— Begin Supplied material —

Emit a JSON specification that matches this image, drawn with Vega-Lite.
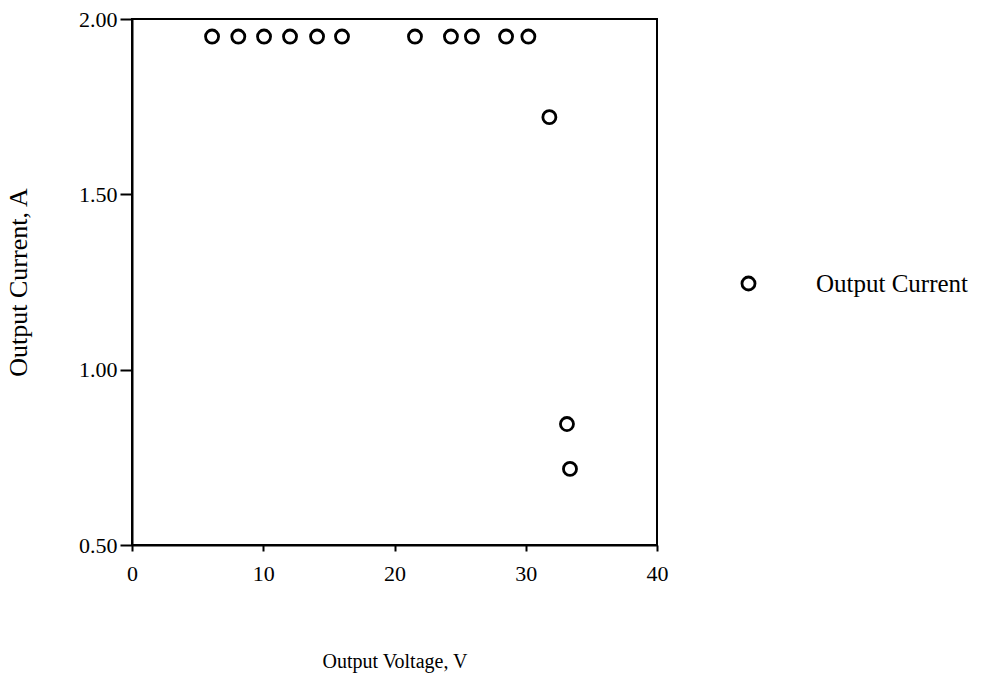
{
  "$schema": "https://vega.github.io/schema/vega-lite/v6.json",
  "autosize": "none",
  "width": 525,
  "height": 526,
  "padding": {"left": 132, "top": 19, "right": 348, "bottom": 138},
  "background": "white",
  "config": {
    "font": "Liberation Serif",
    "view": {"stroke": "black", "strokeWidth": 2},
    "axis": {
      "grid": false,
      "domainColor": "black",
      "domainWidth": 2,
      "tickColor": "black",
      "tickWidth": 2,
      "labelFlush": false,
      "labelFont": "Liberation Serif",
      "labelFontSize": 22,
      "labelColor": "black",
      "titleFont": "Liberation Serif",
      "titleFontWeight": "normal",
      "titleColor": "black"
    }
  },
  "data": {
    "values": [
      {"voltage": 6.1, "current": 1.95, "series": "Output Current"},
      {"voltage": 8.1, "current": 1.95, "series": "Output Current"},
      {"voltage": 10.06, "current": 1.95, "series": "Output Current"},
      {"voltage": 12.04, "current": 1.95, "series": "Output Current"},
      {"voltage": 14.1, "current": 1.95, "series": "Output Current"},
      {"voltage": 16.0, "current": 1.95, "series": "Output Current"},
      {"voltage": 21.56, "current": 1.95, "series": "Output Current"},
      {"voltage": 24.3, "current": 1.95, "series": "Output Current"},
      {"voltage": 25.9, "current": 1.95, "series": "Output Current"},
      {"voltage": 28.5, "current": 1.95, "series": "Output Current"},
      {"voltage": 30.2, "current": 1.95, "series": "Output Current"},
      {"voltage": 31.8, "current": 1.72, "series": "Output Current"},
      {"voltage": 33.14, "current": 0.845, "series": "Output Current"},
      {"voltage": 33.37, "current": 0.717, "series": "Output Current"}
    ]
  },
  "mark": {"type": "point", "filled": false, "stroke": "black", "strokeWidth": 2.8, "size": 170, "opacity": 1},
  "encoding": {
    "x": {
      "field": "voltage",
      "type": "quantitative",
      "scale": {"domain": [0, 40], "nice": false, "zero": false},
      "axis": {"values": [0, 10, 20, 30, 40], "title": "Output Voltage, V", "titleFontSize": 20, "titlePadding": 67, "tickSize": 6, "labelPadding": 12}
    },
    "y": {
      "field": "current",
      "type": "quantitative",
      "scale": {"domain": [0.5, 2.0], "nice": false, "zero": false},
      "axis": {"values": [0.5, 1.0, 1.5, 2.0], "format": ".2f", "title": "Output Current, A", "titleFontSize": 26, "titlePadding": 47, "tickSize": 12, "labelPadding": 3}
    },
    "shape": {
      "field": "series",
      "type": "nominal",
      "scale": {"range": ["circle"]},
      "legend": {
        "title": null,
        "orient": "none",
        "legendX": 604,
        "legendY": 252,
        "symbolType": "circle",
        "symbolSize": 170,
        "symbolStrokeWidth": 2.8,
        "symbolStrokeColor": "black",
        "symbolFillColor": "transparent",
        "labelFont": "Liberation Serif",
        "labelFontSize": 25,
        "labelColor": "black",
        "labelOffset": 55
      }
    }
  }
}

— End Supplied material —

### Task statement
Copy out the whole listing exactly, and don't carry over any pictures.

### Response to this exercise
Emit a JSON specification that matches this image, drawn with Vega-Lite.
{
  "$schema": "https://vega.github.io/schema/vega-lite/v6.json",
  "autosize": "none",
  "width": 525,
  "height": 526,
  "padding": {"left": 132, "top": 19, "right": 348, "bottom": 138},
  "background": "white",
  "config": {
    "font": "Liberation Serif",
    "view": {"stroke": "black", "strokeWidth": 2},
    "axis": {
      "grid": false,
      "domainColor": "black",
      "domainWidth": 2,
      "tickColor": "black",
      "tickWidth": 2,
      "labelFlush": false,
      "labelFont": "Liberation Serif",
      "labelFontSize": 22,
      "labelColor": "black",
      "titleFont": "Liberation Serif",
      "titleFontWeight": "normal",
      "titleColor": "black"
    }
  },
  "data": {
    "values": [
      {"voltage": 6.1, "current": 1.95, "series": "Output Current"},
      {"voltage": 8.1, "current": 1.95, "series": "Output Current"},
      {"voltage": 10.06, "current": 1.95, "series": "Output Current"},
      {"voltage": 12.04, "current": 1.95, "series": "Output Current"},
      {"voltage": 14.1, "current": 1.95, "series": "Output Current"},
      {"voltage": 16.0, "current": 1.95, "series": "Output Current"},
      {"voltage": 21.56, "current": 1.95, "series": "Output Current"},
      {"voltage": 24.3, "current": 1.95, "series": "Output Current"},
      {"voltage": 25.9, "current": 1.95, "series": "Output Current"},
      {"voltage": 28.5, "current": 1.95, "series": "Output Current"},
      {"voltage": 30.2, "current": 1.95, "series": "Output Current"},
      {"voltage": 31.8, "current": 1.72, "series": "Output Current"},
      {"voltage": 33.14, "current": 0.845, "series": "Output Current"},
      {"voltage": 33.37, "current": 0.717, "series": "Output Current"}
    ]
  },
  "mark": {"type": "point", "filled": false, "stroke": "black", "strokeWidth": 2.8, "size": 170, "opacity": 1},
  "encoding": {
    "x": {
      "field": "voltage",
      "type": "quantitative",
      "scale": {"domain": [0, 40], "nice": false, "zero": false},
      "axis": {"values": [0, 10, 20, 30, 40], "title": "Output Voltage, V", "titleFontSize": 20, "titlePadding": 67, "tickSize": 6, "labelPadding": 12}
    },
    "y": {
      "field": "current",
      "type": "quantitative",
      "scale": {"domain": [0.5, 2.0], "nice": false, "zero": false},
      "axis": {"values": [0.5, 1.0, 1.5, 2.0], "format": ".2f", "title": "Output Current, A", "titleFontSize": 26, "titlePadding": 47, "tickSize": 12, "labelPadding": 3}
    },
    "shape": {
      "field": "series",
      "type": "nominal",
      "scale": {"range": ["circle"]},
      "legend": {
        "title": null,
        "orient": "none",
        "legendX": 604,
        "legendY": 252,
        "symbolType": "circle",
        "symbolSize": 170,
        "symbolStrokeWidth": 2.8,
        "symbolStrokeColor": "black",
        "symbolFillColor": "transparent",
        "labelFont": "Liberation Serif",
        "labelFontSize": 25,
        "labelColor": "black",
        "labelOffset": 55
      }
    }
  }
}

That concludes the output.